19 December 2011

Kim Jong Il Dead, Focus Shifts to Son

With the death of Kim Jong Il, there's now an even greater void in situational awareness inside the black hole that is North Korea.

The sudden death of Kim Jong Il is the "biggest shock you could have thrown into Asia," an expert on North Korea told CNN late Sunday night.
Victor Cha, who worked in White House National Security Council, says one of the likelier scenarios under which the North Korean regime could crumble was the sudden death of Kim Jong Il - and now it has happened.
"No one has any idea of what comes next," Cha said. "We are in unknown territory."
That uncertainty should have people on edge, a U.S. official told CNN's Pam Benson.
"An insecure North Korea could well be an even more dangerous North Korea," the official said.
Kim's son and heir, Kim Jong Un, is simply "not ready" to rule, Cha said.
He is barely 30, and his father began grooming him for the job only three years ago after the latter suffered a stroke.

It would be curious to eventually find out if the outpouring of emotion over his death was real, or if it was as fake/staged/manipulated as the supposed Hussein supporters on camera during the 'election' in early 2003.

The announcement of Kim Jong-il's death came in an emotional statement read out on national television.
The announcer, wearing black, struggled to keep back the tears as she said he had died of physical and mental over-work.
The KCNA later reported that he had died of a "severe myocardial infarction along with a heart attack" at 08:30 local time on Saturday (23:30 GMT Friday).
He had been on a train at the time, for one of his "field guidance" tours, KCNA said.
The state news agency said a funeral would be held in Pyongyang on 28 December and Kim Jong-un would head the funeral committee.
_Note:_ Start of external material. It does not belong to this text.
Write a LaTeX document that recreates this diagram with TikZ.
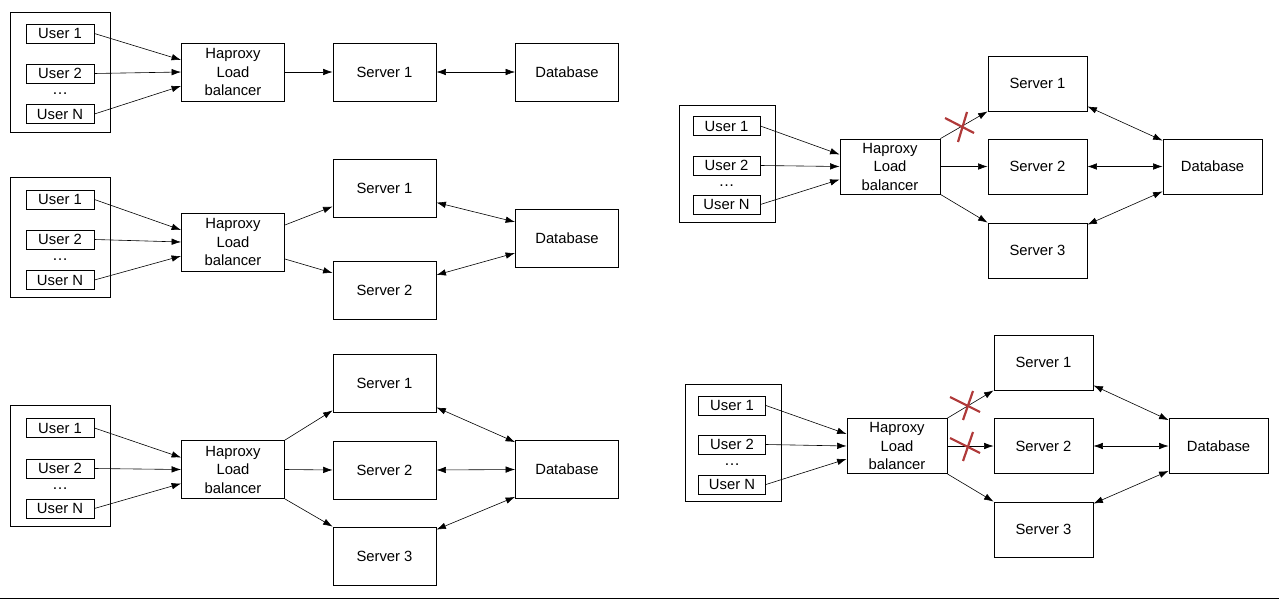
\documentclass[tikz,border=0pt]{standalone}
\usepackage{fontspec}
\setmainfont{Liberation Sans}
\usetikzlibrary{arrows.meta}
\definecolor{crossred}{HTML}{B03A3A}
\newcommand\fs{\fontsize{14.8}{18.5}\selectfont}
\tikzset{
  box/.style={draw, line width=0.8pt, inner sep=0pt, align=center, font=\fs},
  ub/.style={box, minimum width=68pt, minimum height=19pt},
  outer/.style={draw, line width=0.8pt, inner sep=0pt},
  big/.style={box, minimum width=103pt, minimum height=58pt},
  bigs/.style={box, minimum width=99pt, minimum height=55pt},
  dots/.style={inner sep=0pt, font=\fontsize{16}{18}\selectfont},
  arr/.style={-{Latex[length=9.5pt,width=6.5pt]}, line width=0.6pt},
  darr/.style={{Latex[length=9.5pt,width=6.5pt]}-{Latex[length=9.5pt,width=6.5pt]}, line width=0.6pt},
  xmark/.style={draw=crossred, line width=2.2pt}
}
\begin{document}
\begin{tikzpicture}[x=1pt,y=-1pt]
\useasboundingbox (0,0) rectangle (1279,599);
% ---------- Diagram 1 ----------
\node[outer, minimum width=100pt, minimum height=120pt] (a0) at (60,72) {};
\node[ub] (a1) at (60,33.5) {User 1};
\node[ub] (a2) at (60,73.5) {User 2};
\node[dots] (ad) at (60,94) {\dots};
\node[ub] (an) at (60,114) {User N};
\node[big] (alb) at (233,72) {Haproxy\\Load\\balancer};
\node[big] (as1) at (384.5,72) {Server 1};
\node[big] (adb) at (567,72) {Database};
\draw[arr] (a1.east) -- ([yshift=12pt]alb.west);
\draw[arr] (a2.east) -- (alb.west);
\draw[arr] (an.east) -- ([yshift=-14pt]alb.west);
\draw[arr] (alb.east) -- (as1.west);
\draw[darr] (as1.east) -- (adb.west);
% ---------- Diagram 2 ----------
\node[outer, minimum width=100pt, minimum height=120pt] (b0) at (60,237) {};
\node[ub] (b1) at (60,199.5) {User 1};
\node[ub] (b2) at (60,239.5) {User 2};
\node[dots] (bd) at (60,260) {\dots};
\node[ub] (bn) at (60,280) {User N};
\node[big] (blb) at (233,242) {Haproxy\\Load\\balancer};
\node[big] (bs1) at (384.5,188.5) {Server 1};
\node[big] (bs2) at (384.5,290) {Server 2};
\node[big] (bdb) at (567,238) {Database};
\draw[arr] (b1.east) -- ([yshift=12pt]blb.west);
\draw[arr] (b2.east) -- (blb.west);
\draw[arr] (bn.east) -- ([yshift=-14pt]blb.west);
\draw[arr] ([yshift=17pt]blb.east) -- ([yshift=-18pt]bs1.west);
\draw[arr] ([yshift=-17pt]blb.east) -- ([yshift=17pt]bs2.west);
\draw[darr] ([yshift=-14pt]bs1.east) -- ([yshift=16pt]bdb.west);
\draw[darr] ([yshift=15pt]bs2.east) -- ([yshift=-15pt]bdb.west);
% ---------- Diagram 3 ----------
\node[outer, minimum width=100pt, minimum height=121pt] (c0) at (60,465.5) {};
\node[ub] (c1) at (60,428) {User 1};
\node[ub] (c2) at (60,468.5) {User 2};
\node[dots] (cd) at (60,489) {\dots};
\node[ub] (cn) at (60,508.5) {User N};
\node[big] (clb) at (233,469.5) {Haproxy\\Load\\balancer};
\node[big] (cs1) at (384.5,383) {Server 1};
\node[big] (cs2) at (384.5,470) {Server 2};
\node[big] (cs3) at (384.5,556) {Server 3};
\node[big] (cdb) at (567,469.5) {Database};
\draw[arr] (c1.east) -- ([yshift=12pt]clb.west);
\draw[arr] (c2.east) -- (clb.west);
\draw[arr] (cn.east) -- ([yshift=-14pt]clb.west);
\draw[arr] (clb.north east) -- ([yshift=2pt]cs1.south west);
\draw[arr] (clb.east) -- (cs2.west);
\draw[arr] (clb.south east) -- (cs3.north west);
\draw[darr] ([yshift=5pt]cs1.south east) -- ([yshift=-2pt]cdb.north west);
\draw[darr] (cs2.east) -- (cdb.west);
\draw[darr] ([yshift=-3pt]cs3.north east) -- ([yshift=2pt]cdb.south west);
% ---------- Diagram 4 ----------
\node[outer, minimum width=96pt, minimum height=117pt] (d0) at (727,163.5) {};
\node[ub, minimum width=67pt] (d1) at (726.5,126) {User 1};
\node[ub, minimum width=67pt] (d2) at (726.5,165.5) {User 2};
\node[dots] (dd) at (726.5,186) {\dots};
\node[ub, minimum width=67pt] (dn) at (726.5,204.5) {User N};
\node[bigs, minimum width=100pt] (dlb) at (890,166.5) {Haproxy\\Load\\balancer};
\node[bigs] (ds1) at (1037.5,83.5) {Server 1};
\node[bigs] (ds2) at (1037.5,166.5) {Server 2};
\node[bigs] (ds3) at (1037.5,250.5) {Server 3};
\node[bigs] (ddb) at (1212.5,166.5) {Database};
\draw[arr] (d1.east) -- ([yshift=12pt]dlb.west);
\draw[arr] (d2.east) -- (dlb.west);
\draw[arr] (dn.east) -- ([yshift=-13pt]dlb.west);
\draw[arr] (dlb.north east) -- (ds1.south west);
\draw[arr] (dlb.east) -- (ds2.west);
\draw[arr] (dlb.south east) -- (ds3.north west);
\draw[darr] ([yshift=5pt]ds1.south east) -- ([yshift=-2pt]ddb.north west);
\draw[darr] (ds2.east) -- (ddb.west);
\draw[darr] ([yshift=-2pt]ds3.north east) -- ([yshift=3pt]ddb.south west);
\coordinate (dx) at (962,127);
\draw[xmark] ([shift={(-17,-9)}]dx) -- ([shift={(12,6)}]dx);
\draw[xmark] ([shift={(5,-15)}]dx) -- ([shift={(-4,15)}]dx);
% ---------- Diagram 5 ----------
\node[outer, minimum width=96pt, minimum height=117pt] (e0) at (733,442.5) {};
\node[ub, minimum width=67pt] (e1) at (732,405.5) {User 1};
\node[ub, minimum width=67pt] (e2) at (732,444.5) {User 2};
\node[dots] (ed) at (732,465) {\dots};
\node[ub, minimum width=67pt] (en) at (732,484.5) {User N};
\node[bigs, minimum width=100pt] (elb) at (897,446) {Haproxy\\Load\\balancer};
\node[bigs] (es1) at (1043.5,362.5) {Server 1};
\node[bigs] (es2) at (1043.5,446) {Server 2};
\node[bigs] (es3) at (1043.5,529.5) {Server 3};
\node[bigs] (edb) at (1218.5,446) {Database};
\draw[arr] (e1.east) -- ([yshift=12pt]elb.west);
\draw[arr] (e2.east) -- (elb.west);
\draw[arr] (en.east) -- ([yshift=-13pt]elb.west);
\draw[arr] (elb.north east) -- (es1.south west);
\draw[arr] (elb.east) -- (es2.west);
\draw[arr] (elb.south east) -- (es3.north west);
\draw[darr] ([yshift=5pt]es1.south east) -- ([yshift=-2pt]edb.north west);
\draw[darr] (es2.east) -- (edb.west);
\draw[darr] ([yshift=-2pt]es3.north east) -- ([yshift=3pt]edb.south west);
\coordinate (ex1) at (967,405);
\draw[xmark] ([shift={(-17,-8)}]ex1) -- ([shift={(13,7)}]ex1);
\draw[xmark] ([shift={(6,-14)}]ex1) -- ([shift={(-4,15)}]ex1);
\coordinate (ex2) at (967,446);
\draw[xmark] ([shift={(-17,-8)}]ex2) -- ([shift={(13,7)}]ex2);
\draw[xmark] ([shift={(6,-14)}]ex2) -- ([shift={(-4,15)}]ex2);
% ---------- bottom rule ----------
\coordinate (rl) at (0,598);
\coordinate (rr) at (1279,598);
\draw[line width=1pt] (rl) -- (rr);
\end{tikzpicture}
\end{document}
A period of national mourning has been declared from 17 to 29 December.
Images from inside the secretive state showed people in the streets of Pyongyang weeping at the news of his death.
Ruling party members in one North Korean county were shown by state TV banging tables and crying out loud, the AFP news agency reports.
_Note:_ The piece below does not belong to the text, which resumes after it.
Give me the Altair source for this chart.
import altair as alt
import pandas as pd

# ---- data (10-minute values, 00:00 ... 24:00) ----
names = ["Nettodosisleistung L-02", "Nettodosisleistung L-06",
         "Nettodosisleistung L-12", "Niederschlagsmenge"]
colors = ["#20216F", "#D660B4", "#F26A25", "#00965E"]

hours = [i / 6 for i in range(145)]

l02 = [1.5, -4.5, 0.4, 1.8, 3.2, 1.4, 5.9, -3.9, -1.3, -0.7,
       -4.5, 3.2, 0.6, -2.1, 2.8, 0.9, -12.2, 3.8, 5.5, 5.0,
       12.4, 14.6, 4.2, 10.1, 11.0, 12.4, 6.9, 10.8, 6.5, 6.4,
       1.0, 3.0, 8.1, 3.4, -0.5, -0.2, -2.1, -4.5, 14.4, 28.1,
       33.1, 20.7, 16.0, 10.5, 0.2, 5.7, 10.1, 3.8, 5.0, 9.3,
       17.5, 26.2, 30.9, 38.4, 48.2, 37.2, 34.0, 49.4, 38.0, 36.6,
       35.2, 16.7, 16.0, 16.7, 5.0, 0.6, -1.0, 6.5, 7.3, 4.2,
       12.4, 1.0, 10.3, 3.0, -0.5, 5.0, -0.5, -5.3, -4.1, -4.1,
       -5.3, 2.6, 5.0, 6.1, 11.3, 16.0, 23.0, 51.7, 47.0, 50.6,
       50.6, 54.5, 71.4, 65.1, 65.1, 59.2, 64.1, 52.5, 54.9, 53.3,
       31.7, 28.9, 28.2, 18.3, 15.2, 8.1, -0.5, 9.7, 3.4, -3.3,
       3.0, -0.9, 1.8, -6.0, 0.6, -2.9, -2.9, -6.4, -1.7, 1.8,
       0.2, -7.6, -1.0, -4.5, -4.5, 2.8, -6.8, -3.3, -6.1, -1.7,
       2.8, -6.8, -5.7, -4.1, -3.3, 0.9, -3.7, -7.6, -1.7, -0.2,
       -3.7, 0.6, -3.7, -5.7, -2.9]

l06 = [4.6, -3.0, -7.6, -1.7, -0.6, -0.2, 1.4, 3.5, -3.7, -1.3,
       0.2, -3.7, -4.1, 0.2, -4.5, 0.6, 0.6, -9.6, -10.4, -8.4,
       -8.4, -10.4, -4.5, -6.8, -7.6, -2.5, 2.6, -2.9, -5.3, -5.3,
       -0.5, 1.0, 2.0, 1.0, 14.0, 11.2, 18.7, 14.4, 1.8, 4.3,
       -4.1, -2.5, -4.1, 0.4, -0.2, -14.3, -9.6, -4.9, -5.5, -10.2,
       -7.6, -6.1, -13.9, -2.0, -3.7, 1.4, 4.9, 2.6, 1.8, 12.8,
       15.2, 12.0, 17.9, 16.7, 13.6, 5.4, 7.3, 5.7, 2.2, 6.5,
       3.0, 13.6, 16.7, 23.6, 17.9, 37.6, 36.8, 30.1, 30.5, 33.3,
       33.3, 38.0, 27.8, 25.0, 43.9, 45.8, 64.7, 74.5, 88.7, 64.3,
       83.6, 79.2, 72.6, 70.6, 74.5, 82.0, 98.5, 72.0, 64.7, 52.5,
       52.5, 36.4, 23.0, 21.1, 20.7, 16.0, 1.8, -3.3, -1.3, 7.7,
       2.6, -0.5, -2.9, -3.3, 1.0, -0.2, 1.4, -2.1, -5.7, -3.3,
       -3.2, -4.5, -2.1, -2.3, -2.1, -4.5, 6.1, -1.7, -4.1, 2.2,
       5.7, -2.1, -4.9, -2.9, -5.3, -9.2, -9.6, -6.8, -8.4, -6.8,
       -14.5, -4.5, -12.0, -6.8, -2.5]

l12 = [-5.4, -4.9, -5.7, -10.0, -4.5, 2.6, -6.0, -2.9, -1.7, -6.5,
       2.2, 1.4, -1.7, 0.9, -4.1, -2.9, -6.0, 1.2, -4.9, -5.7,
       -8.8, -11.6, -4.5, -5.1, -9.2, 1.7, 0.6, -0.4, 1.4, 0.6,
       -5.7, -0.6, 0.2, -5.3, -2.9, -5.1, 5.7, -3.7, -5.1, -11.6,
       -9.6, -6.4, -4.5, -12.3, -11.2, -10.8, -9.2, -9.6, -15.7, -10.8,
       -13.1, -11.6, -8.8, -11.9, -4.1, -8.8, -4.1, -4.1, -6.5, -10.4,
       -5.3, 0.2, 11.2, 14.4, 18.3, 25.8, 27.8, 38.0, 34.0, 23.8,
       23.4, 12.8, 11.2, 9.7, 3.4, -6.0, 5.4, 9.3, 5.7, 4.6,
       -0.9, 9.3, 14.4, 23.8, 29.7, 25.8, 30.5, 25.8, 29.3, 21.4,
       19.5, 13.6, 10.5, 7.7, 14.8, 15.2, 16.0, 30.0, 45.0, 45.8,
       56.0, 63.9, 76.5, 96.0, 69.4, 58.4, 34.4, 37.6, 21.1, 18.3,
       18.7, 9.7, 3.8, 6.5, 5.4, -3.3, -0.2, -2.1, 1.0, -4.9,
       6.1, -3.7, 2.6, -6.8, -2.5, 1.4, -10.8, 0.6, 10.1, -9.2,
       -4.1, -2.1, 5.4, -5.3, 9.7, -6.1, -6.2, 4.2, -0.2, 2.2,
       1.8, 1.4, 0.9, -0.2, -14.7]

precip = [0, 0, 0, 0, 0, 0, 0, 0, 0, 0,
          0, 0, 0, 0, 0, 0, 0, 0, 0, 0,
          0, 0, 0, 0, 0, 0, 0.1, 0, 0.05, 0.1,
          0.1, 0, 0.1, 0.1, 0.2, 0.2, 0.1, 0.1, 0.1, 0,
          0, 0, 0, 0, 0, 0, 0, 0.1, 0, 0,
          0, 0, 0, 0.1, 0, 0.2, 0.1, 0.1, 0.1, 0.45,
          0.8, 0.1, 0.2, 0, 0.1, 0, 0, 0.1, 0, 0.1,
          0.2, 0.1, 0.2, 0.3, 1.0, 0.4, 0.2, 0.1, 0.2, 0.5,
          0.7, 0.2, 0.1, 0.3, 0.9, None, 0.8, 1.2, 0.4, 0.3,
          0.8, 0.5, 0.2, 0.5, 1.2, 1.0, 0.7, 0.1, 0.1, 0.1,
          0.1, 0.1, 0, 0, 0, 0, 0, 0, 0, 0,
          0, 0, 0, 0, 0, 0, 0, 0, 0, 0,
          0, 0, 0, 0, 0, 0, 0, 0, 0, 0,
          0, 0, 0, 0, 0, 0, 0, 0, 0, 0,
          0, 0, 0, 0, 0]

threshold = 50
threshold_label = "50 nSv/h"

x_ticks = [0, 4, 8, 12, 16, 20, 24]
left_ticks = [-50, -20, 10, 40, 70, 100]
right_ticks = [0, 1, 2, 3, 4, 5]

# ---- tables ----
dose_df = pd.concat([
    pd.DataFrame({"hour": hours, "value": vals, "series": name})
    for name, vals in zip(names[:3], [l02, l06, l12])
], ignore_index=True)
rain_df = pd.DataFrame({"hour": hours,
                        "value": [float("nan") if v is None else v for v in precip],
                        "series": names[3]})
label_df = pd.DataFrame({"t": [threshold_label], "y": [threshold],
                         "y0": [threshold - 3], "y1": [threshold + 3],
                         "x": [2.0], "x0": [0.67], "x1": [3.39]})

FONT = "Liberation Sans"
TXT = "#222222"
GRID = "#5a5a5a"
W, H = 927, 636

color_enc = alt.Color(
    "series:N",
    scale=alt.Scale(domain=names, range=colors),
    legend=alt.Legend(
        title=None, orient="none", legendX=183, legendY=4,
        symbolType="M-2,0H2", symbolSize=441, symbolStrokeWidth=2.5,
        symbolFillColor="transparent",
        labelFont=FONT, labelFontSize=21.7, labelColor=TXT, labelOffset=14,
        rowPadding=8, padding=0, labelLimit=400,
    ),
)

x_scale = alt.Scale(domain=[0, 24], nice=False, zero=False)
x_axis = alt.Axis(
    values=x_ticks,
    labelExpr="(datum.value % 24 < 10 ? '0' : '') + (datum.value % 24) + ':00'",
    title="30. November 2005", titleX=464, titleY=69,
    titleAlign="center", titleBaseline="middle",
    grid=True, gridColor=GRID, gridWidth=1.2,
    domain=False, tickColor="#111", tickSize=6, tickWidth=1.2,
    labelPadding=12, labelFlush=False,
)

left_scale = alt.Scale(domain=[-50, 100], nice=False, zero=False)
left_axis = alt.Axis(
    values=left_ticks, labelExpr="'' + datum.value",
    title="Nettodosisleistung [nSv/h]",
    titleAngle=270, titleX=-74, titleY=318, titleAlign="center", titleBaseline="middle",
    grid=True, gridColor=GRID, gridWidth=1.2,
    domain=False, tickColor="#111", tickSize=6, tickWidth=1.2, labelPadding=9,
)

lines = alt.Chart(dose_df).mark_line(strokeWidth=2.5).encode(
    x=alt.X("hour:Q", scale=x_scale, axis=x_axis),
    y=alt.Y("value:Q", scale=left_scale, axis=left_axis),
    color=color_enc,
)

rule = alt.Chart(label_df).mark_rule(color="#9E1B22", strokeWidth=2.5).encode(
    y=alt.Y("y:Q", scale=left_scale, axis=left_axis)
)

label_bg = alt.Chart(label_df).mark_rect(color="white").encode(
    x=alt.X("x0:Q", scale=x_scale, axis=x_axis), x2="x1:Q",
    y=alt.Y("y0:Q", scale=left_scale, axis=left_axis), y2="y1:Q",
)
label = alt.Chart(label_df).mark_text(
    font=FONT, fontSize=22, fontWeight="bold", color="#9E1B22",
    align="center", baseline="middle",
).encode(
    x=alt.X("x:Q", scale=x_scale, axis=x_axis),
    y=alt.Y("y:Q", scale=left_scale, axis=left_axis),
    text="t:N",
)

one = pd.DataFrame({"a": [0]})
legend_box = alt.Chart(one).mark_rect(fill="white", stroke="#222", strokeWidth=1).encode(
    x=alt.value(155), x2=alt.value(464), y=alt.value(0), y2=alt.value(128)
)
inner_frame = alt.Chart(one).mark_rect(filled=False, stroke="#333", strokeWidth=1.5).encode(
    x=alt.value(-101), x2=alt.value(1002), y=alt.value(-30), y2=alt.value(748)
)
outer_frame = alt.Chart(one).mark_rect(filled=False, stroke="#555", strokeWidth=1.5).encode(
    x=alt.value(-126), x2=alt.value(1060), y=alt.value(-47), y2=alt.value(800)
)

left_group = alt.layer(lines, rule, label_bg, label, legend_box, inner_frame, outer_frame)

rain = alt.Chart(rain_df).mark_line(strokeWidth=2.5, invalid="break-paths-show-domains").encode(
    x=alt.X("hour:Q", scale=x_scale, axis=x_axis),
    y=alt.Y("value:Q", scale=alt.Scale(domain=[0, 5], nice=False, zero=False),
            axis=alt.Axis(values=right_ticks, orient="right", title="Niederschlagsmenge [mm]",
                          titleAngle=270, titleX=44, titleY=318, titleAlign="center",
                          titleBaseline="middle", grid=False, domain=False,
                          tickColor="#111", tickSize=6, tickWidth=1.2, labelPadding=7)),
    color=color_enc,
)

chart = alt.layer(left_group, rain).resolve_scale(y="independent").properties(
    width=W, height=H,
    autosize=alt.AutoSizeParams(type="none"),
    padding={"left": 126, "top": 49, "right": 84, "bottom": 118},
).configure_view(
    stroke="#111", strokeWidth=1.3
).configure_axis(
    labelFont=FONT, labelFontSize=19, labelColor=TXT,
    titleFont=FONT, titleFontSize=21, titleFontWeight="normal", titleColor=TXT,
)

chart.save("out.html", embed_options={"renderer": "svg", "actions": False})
And what about Kim Jong Un, the boy wonder, er... "great successor"? How's the military going to react to him?

Thought to be aged around 27, Kim Jong Un had already been made a four-star general and occupied a prominent political post when he was reported to have made an important diplomatic visit to neighboring China in May this year.
On the trip, he introduced himself to the destitute North's main benefactor, possibly one of the most crucial diplomatic moves he will ever make.
"The rest of the world is going to have to look at someone who is basically a kid as having China's support to be the North's next leader," Yang Moo-min, of Seoul's University of North Korean Studies, said at the time.
The youngest of the leader's three sons, Kim was most likely born in 1984. His name in Chinese characters translates as "righteous cloud" while the media calls him "the young general".
Educated in Switzerland, he is thought to speak English and German, and bears a striking resemblance to his grandfather, the North's founder, Kim Il Sung.